The Ford race of 1901 thus stands on the precipice of a new era. Back in 1899, one of the backers of Ford’s first business venture was Detroit’s mayor, William Maybury. His statue still stands on Grand Circus in downtown Detroit, scowling across Woodward Avenue at his political opponent, Hazen Pingree. Maybury not only invested in Ford on his own account, he found other investors and even awarded Ford a driving license, which in those days was not a necessity but a mark of respect.

In 1901, Maybury asked prominent Detroiters to write letters to the Detroit citizens of 2001, “for those whose good fortune it will be to live in Detroit at the opening of the 21st century.” He wrote one himself:

We communicate by telegraph and telephone over distances that at the opening of the nineteenth century were insurmountable. We travel at a rate not dreamed of then … by railroad and steam power from Detroit to Chicago in less than eight hours, and to New York City by several routes in less than 20 hours. How much faster are you traveling? How much farther have you annihilated time and space and what agencies are you employing to which we are strangers?

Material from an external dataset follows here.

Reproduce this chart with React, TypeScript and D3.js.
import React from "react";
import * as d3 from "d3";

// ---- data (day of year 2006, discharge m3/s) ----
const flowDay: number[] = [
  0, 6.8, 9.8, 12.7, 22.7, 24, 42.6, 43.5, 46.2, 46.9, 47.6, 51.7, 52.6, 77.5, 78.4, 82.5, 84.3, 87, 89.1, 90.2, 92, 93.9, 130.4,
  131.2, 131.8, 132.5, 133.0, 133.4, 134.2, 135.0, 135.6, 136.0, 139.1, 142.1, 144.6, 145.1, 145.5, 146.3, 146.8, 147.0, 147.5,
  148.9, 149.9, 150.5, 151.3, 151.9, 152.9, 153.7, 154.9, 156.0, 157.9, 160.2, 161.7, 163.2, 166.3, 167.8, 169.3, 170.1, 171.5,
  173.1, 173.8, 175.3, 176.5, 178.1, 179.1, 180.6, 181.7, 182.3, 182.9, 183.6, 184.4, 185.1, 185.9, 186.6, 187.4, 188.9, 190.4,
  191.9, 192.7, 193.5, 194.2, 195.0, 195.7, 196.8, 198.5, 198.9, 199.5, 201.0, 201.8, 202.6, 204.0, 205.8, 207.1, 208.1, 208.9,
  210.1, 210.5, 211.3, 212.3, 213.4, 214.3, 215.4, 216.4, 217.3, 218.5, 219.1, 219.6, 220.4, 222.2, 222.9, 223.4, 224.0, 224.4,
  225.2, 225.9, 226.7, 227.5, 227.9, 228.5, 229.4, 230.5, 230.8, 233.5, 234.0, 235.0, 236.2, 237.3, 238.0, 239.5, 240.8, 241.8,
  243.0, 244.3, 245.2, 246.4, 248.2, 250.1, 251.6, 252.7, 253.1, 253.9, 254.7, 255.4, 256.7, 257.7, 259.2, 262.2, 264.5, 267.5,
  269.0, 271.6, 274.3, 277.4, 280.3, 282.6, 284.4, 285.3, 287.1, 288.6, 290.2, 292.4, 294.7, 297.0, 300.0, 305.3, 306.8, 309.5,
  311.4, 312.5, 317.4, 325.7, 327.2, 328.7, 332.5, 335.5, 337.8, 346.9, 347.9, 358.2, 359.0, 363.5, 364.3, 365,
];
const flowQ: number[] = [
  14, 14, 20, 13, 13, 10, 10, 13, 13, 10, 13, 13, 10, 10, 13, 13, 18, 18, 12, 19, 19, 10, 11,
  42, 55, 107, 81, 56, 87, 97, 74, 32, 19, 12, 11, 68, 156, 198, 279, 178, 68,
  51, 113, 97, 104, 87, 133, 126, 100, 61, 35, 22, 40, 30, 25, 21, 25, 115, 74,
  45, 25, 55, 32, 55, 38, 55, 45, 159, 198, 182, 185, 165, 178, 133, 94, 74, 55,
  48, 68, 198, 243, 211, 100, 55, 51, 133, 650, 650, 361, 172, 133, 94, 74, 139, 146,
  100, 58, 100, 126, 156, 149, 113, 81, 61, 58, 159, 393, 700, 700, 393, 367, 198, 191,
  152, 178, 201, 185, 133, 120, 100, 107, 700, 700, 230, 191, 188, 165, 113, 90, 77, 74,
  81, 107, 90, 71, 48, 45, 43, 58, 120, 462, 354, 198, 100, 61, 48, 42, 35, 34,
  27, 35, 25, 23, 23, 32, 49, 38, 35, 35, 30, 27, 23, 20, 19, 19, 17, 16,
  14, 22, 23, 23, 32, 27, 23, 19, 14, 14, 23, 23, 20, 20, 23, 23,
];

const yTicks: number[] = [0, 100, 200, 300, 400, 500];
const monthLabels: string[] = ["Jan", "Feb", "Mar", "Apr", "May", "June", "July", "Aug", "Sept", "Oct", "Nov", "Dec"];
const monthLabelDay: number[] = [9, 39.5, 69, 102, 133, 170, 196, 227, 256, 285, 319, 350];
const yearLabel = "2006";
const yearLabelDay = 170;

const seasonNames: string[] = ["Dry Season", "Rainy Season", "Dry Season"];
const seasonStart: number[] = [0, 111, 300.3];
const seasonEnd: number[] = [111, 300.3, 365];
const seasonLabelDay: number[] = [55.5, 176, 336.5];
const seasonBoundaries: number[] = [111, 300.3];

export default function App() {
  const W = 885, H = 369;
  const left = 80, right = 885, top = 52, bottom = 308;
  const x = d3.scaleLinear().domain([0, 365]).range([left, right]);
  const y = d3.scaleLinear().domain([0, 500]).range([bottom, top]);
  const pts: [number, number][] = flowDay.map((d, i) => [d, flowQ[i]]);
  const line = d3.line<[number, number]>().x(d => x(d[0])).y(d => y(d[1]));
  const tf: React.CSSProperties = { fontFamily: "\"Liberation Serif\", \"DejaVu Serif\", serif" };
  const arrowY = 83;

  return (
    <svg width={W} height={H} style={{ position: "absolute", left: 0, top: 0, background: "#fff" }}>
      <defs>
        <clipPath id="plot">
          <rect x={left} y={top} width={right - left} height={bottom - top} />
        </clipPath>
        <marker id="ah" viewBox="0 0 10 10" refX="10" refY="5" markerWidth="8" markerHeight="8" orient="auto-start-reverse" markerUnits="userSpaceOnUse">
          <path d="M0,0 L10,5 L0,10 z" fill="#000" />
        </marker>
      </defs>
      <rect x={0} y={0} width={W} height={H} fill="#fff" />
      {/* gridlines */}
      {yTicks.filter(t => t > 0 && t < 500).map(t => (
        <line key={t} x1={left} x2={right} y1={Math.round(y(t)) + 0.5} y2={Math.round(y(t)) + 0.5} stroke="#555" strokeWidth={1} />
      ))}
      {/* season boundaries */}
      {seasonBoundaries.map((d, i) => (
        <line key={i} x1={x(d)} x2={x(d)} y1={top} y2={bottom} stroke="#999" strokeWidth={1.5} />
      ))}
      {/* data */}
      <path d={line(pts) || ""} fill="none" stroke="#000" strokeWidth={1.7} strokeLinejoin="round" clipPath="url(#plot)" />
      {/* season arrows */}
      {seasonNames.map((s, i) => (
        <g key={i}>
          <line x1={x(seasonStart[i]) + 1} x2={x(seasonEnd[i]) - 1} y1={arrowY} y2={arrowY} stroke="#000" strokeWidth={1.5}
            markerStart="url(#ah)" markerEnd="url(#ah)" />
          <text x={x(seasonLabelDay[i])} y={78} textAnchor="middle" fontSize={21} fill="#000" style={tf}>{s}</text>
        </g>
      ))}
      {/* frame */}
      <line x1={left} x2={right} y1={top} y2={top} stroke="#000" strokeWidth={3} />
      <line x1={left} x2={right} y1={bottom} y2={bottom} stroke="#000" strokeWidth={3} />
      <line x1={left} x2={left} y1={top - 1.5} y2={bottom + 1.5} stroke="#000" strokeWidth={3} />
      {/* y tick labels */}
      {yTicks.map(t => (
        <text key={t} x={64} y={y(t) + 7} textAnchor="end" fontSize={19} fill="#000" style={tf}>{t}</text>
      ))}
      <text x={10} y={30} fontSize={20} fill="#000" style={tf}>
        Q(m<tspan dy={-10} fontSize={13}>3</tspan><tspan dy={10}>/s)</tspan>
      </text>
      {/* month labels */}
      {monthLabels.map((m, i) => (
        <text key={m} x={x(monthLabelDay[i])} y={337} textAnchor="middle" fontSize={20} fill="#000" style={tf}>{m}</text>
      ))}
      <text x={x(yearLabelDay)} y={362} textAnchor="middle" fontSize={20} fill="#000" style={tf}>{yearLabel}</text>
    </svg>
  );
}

We talk by long distance telephone to the remotest cities in our own country, and with a fair degree of practical success. Are you talking with foreign lands and to the islands of the sea by the same method? … May we be permitted to express one supreme hope that whatever failures the coming century may have in the progress of things material, you may be conscious when the century is over that, as a nation, people and city, you have grown in righteousness, for it is this that exalts a nation.23

Perhaps the city’s current mayor should ask Detroiters to write back and ask the powers of the fin de siècle what they would have done differently had they known the path on which they set the city more than a hundred years ago.